Apparently I had a momentary lapse of common sense. Tomorrow COULD have been a great day off from work, relax, relate, release, but Nooooo, I VOLUNTEERED to be a chaperone for the field trip at the diva's afterschool group. They have no school and I have no work...and I am a FOOL! I like the afterschool teachers a lot. They are young, fresh with ideas and I'd love to hang out with either one/both of them in a bar or doing board games some weekend night.
We're going to Imagination Station in Wilson and I am kind of excited. I think it'll be fun to see something new and I think it'll be a nice "mommy and me" experience. We'll drive separately (because I HAVE to have my music) and I don't want to be in a van. Ever.
I'm ready. I think.

Thursday, January 6, 2011

I play with my phone too much

Today I challenged myself to update my Facebook status strictly by voice to text on my phone. As anyone knows, my work day can be mildly chaotic and there are few dull moments. I have to say, this was a challenge. I will try to translate what the status was SUPPOSED to be after what actually showed up on the screen. I did not edit it because it would not be legit if I did. I learned that my phone accepts the word Damn and even accepts the GD-version of it. (wow) but it frowns upon my other frequently used profanities.

Update #1: "Another #### train youth makeup kidding me."
Translation: "Another f*cking train. You must be kidding me!" (I had already been stopped 2 minutes earlier by another train.

Update: #2: "Money on my hardrive. Harris david pittsinger stupid ####."
Translation: "My god-you cannot drive! How do you drive, it's pitiful, stupid sh*t."

Update: #3: "Good god, it's on the floor."
Translation not needed. I had dropped my scrambled eggs on the floor. What a mess!

Update: #4: "I have no idea much they would all prostitutes."
Translation: "I had no idea today I'd be dealing with prostitutes."

Update #5: "So fast food fast food for crack."
Translation: I have no idea!

Update #6: "Tylenol or motrin for kids kicked in the head. I mean I know I'm having bourbon but what for her?"
Translation not needed.
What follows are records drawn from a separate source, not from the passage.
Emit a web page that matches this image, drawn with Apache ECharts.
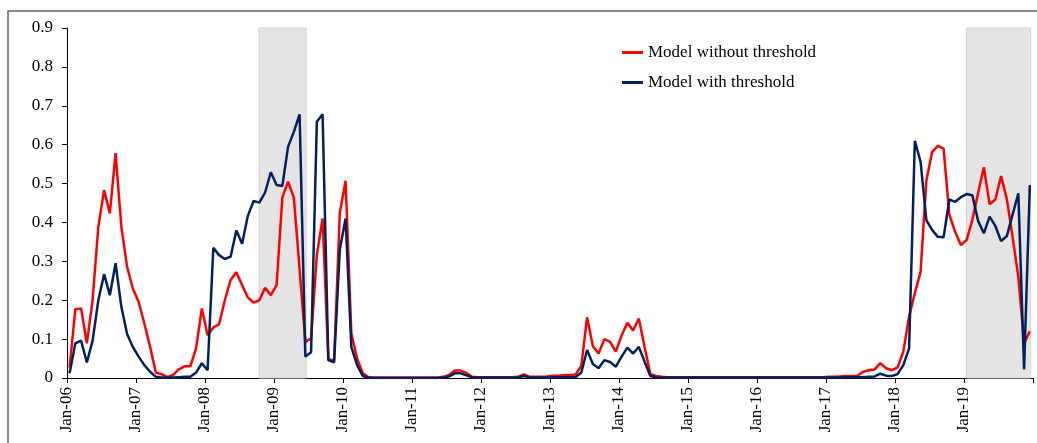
<!DOCTYPE html>
<html>
<head>
<meta charset="utf-8">
<script src="https://cdn.jsdelivr.net/npm/echarts@6/dist/echarts.min.js"></script>
<style>
html,body{margin:0;padding:0;background:#fff;}
#chart{width:1037px;height:443px;}
</style>
</head>
<body>
<div id="chart"></div>
<script>
// Monthly observations Jan-06 .. Dec-19 (168 months)
const tickLabels = ['Jan-06','Jan-07','Jan-08','Jan-09','Jan-10','Jan-11','Jan-12','Jan-13','Jan-14','Jan-15','Jan-16','Jan-17','Jan-18','Jan-19',''];

const withoutThreshold = [
  0.027,0.177,0.179,0.089,0.20,0.389,0.483,0.423,0.578,0.389,0.286,0.23,
  0.196,0.14,0.08,0.014,0.01,0.002,0.008,0.022,0.03,0.03,0.076,0.179,
  0.11,0.13,0.138,0.2,0.252,0.272,0.239,0.207,0.194,0.2,0.232,0.213,
  0.239,0.464,0.505,0.464,0.28,0.093,0.102,0.316,0.41,0.048,0.045,0.425,
  0.507,0.115,0.05,0.012,0.002,0.001,0.001,0.001,0.001,0.001,0.001,0.001,
  0.001,0.001,0.001,0.001,0.001,0.003,0.008,0.019,0.019,0.013,0.003,0.002,
  0.002,0.002,0.002,0.002,0.002,0.002,0.003,0.009,0.003,0.003,0.003,0.004,
  0.006,0.006,0.007,0.008,0.009,0.031,0.156,0.082,0.063,0.1,0.093,0.068,
  0.109,0.142,0.122,0.153,0.08,0.01,0.005,0.003,0.002,0.002,0.002,0.002,
  0.002,0.002,0.002,0.002,0.002,0.002,0.002,0.002,0.002,0.002,0.002,0.002,
  0.002,0.002,0.002,0.002,0.002,0.002,0.002,0.002,0.002,0.002,0.002,0.002,
  0.003,0.003,0.004,0.005,0.005,0.006,0.016,0.02,0.022,0.038,0.025,0.02,
  0.027,0.068,0.158,0.218,0.273,0.507,0.581,0.597,0.59,0.421,0.376,0.342,
  0.355,0.406,0.475,0.542,0.447,0.459,0.519,0.46,0.363,0.26,0.089,0.12
];

const withThreshold = [
  0.012,0.089,0.096,0.04,0.096,0.2,0.267,0.213,0.295,0.183,0.113,0.08,
  0.055,0.033,0.016,0.003,0.001,0.001,0.001,0.002,0.003,0.003,0.014,0.038,
  0.02,0.335,0.316,0.306,0.312,0.379,0.345,0.417,0.455,0.451,0.477,0.529,
  0.496,0.494,0.595,0.633,0.678,0.055,0.066,0.659,0.678,0.046,0.04,0.331,
  0.41,0.08,0.033,0.005,0.001,0,0,0,0,0,0,0,
  0,0,0,0,0,0.001,0.004,0.012,0.012,0.007,0.002,0.001,
  0.001,0.001,0.001,0.001,0.001,0.001,0.002,0.005,0.002,0.001,0.001,0.001,
  0.002,0.002,0.002,0.002,0.002,0.014,0.072,0.036,0.025,0.046,0.041,0.029,
  0.055,0.078,0.063,0.08,0.042,0.005,0.002,0.001,0.001,0.001,0.001,0.001,
  0.001,0.001,0.001,0.001,0.001,0.001,0.001,0.001,0.001,0.001,0.001,0.001,
  0.001,0.001,0.001,0.001,0.001,0.001,0.001,0.001,0.001,0.001,0.001,0.001,
  0.001,0.001,0.001,0.002,0.002,0.002,0.002,0.003,0.004,0.011,0.006,0.005,
  0.01,0.033,0.076,0.61,0.556,0.406,0.381,0.363,0.362,0.459,0.453,0.465,
  0.473,0.47,0.404,0.372,0.415,0.391,0.352,0.365,0.42,0.475,0.022,0.496
];

// shaded periods (month index, first and last month)
const shadeStart = [33, 156];   // Oct-08, Jan-19
const shadeEnd   = [41, 167];   // Jun-09, Dec-19

const seriesNames = ['Model without threshold', 'Model with threshold'];

// observation sits partway through its month on the date axis
const inMonth = 0.45;
const toPts = arr => arr.map((v, i) => [i + inMonth, v]);

const FONT = 'Liberation Serif';
const FS = 17;
const chart = echarts.init(document.getElementById('chart'), null, {renderer: 'canvas'});

chart.setOption({
  animation: false,
  backgroundColor: '#ffffff',
  textStyle: {fontFamily: FONT},
  graphic: [{
    type: 'rect', silent: true, z: -1,
    shape: {x: 8, y: 11, width: 1200, height: 600},
    style: {fill: 'none', stroke: '#666666', lineWidth: 1.5}
  }],
  grid: {left: 67, right: 4, top: 28, bottom: 65, containLabel: false},
  legend: {
    orient: 'vertical', left: 622, top: 44, itemGap: 13, padding: 0,
    itemWidth: 21, itemHeight: 3, icon: 'rect',
    textStyle: {fontFamily: FONT, fontSize: FS, color: '#000', lineHeight: 17},
    data: seriesNames
  },
  xAxis: {
    type: 'value', min: 0, max: 168, interval: 12,
    axisLine: {lineStyle: {color: '#000', width: 1}},
    axisTick: {show: true, inside: false, length: 5, lineStyle: {color: '#000'}},
    splitLine: {show: false},
    axisLabel: {
      rotate: 90, margin: 9, fontFamily: FONT, fontSize: FS, color: '#000',
      formatter: v => tickLabels[Math.round(v / 12)] || ''
    }
  },
  yAxis: {
    type: 'value', min: 0, max: 0.9, interval: 0.1,
    axisLine: {show: true, lineStyle: {color: '#000', width: 1}},
    axisTick: {show: true, inside: false, length: 5, lineStyle: {color: '#000'}},
    splitLine: {show: false},
    axisLabel: {
      margin: 14, fontFamily: FONT, fontSize: FS, color: '#000',
      formatter: v => (Math.round(v * 10) / 10).toString()
    }
  },
  series: [
    {
      name: seriesNames[0], type: 'line', data: toPts(withoutThreshold),
      symbol: 'none', z: 3,
      lineStyle: {color: '#ff0000', width: 2.5},
      itemStyle: {color: '#ff0000'},
      markArea: {
        silent: true,
        itemStyle: {color: '#e4e4e4', borderColor: '#d4d4d4', borderWidth: 1},
        data: shadeStart.map((s, k) => [
          {xAxis: s + inMonth - 0.05, yAxis: 0},
          {xAxis: shadeEnd[k] + inMonth + 0.15, yAxis: 0.9}
        ])
      }
    },
    {
      name: seriesNames[1], type: 'line', data: toPts(withThreshold),
      symbol: 'none', z: 4,
      lineStyle: {color: '#002060', width: 2.5},
      itemStyle: {color: '#002060'}
    }
  ]
});
</script>
</body>
</html>
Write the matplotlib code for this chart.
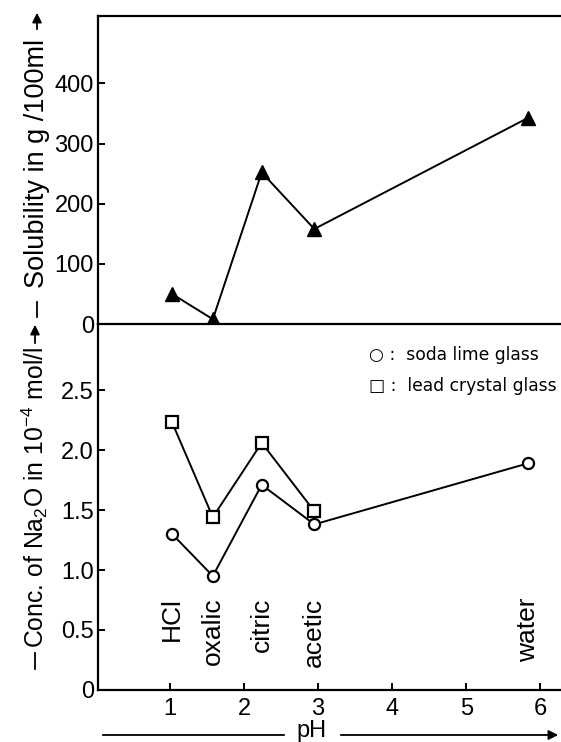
import matplotlib.pyplot as plt

plt.rcParams['font.family'] = ['Liberation Sans', 'DejaVu Sans']
plt.rcParams['mathtext.fontset'] = 'custom'
plt.rcParams['mathtext.rm'] = 'Liberation Sans'

# data
acids = ["HCl", "oxalic", "citric", "acetic", "water"]
ph = [1.03, 1.58, 2.24, 2.95, 5.84]
solubility = [50, 8, 252, 158, 343]
soda_lime = [1.30, 0.95, 1.71, 1.38, 1.89]
lead_crystal = [2.23, 1.44, 2.06, 1.49]

fig = plt.figure(figsize=(5.61, 7.42), dpi=100)
ax1 = fig.add_axes([0.1747, 0.5633, 0.8253, 0.4151])
ax2 = fig.add_axes([0.1747, 0.0701, 0.8253, 0.4932])
ax2.patch.set_visible(False)

for ax in (ax1, ax2):
  ax.set_xlim(0.03, 6.28)
  ax.spines['right'].set_visible(False)
  for s in ax.spines.values():
    s.set_linewidth(1.6)
  ax.tick_params(direction='in', length=5, width=1.4, labelsize=17, pad=3)

# upper panel: solubility
ax1.plot(ph, solubility, color='black', lw=1.4, marker='^', ms=10)
ax1.set_ylim(0, 512)
ax1.set_yticks([0, 100, 200, 300, 400])
ax1.set_xticks([])

# lower panel: Na2O concentration
ax2.spines['top'].set_visible(False)
ax2.plot(ph, soda_lime, color='black', lw=1.4, marker='o', ms=8,
         mfc='white', mec='black', mew=1.6)
ax2.plot(ph[:4], lead_crystal, color='black', lw=1.4, marker='s', ms=8.5,
         mfc='white', mec='black', mew=1.6)
ax2.set_ylim(0, 3.05)
ax2.set_yticks([0, 0.5, 1.0, 1.5, 2.0, 2.5])
ax2.set_yticklabels(["0", "0.5", "1.0", "1.5", "2.0", "2.5"])
ax2.set_xticks([1, 2, 3, 4, 5, 6])
ax2.tick_params(axis='x', pad=6)

for name, x in zip(acids, ph):
  ax2.text(x, 0.77, name, rotation=90, ha='center', va='top', fontsize=19)

# legend written as text, like the original
ax2.text(0.585, 0.915, "\u25cb :  soda lime glass", transform=ax2.transAxes,
         fontsize=12.3, va='center', family=['DejaVu Sans'])
ax2.text(0.585, 0.83, "\u25a1 :  lead crystal glass", transform=ax2.transAxes,
         fontsize=12.3, va='center', family=['DejaVu Sans'])

# axis labels with arrows
arr = dict(arrowstyle='-|>', color='black', lw=1.3, mutation_scale=14)
ln = dict(arrowstyle='-', color='black', lw=1.3)
W, H = 561.0, 742.0
def fp(x, y):
  return (x / W, 1 - y / H)

fig.text(37 / W, 1 - 163 / H, "Solubility in g /100ml", rotation=90,
         ha='center', va='center', fontsize=19.5)
fig.add_artist(plt.matplotlib.patches.FancyArrowPatch(fp(37, 320), fp(37, 299), **ln))
fig.add_artist(plt.matplotlib.patches.FancyArrowPatch(fp(37, 32), fp(37, 10), **arr))

fig.text(35 / W, 1 - 497 / H, r"Conc. of Na$_\mathregular{2}$O in 10$^\mathregular{-4}$ mol/l",
         rotation=90, ha='center', va='center', fontsize=17.8)
fig.add_artist(plt.matplotlib.patches.FancyArrowPatch(fp(35, 672), fp(35, 650), **ln))
fig.add_artist(plt.matplotlib.patches.FancyArrowPatch(fp(35, 346), fp(35, 322), **arr))

fig.text(312 / W, 1 - 731 / H, "pH", ha='center', va='center', fontsize=17)
fig.add_artist(plt.matplotlib.patches.FancyArrowPatch(fp(100, 735), fp(287, 735), **ln))
fig.add_artist(plt.matplotlib.patches.FancyArrowPatch(fp(338, 735), fp(561, 735), **arr))

plt.savefig("out.png", dpi=100)
plt.close()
The diva got kicked in the head today at school during a randy game of crab soccer in PE class. I was on the way to pick her up from school early to assess the damage.

Random dinner conversation

Diva: "Mommy, what vegetable are we going to have with dinner tonight?"
Me: "Broccoli."
Diva: "Oh, I'm not a fan of broccoli. Can we have carrots and green beans instead?"


Since when did kids have to be "fans" of broccoli?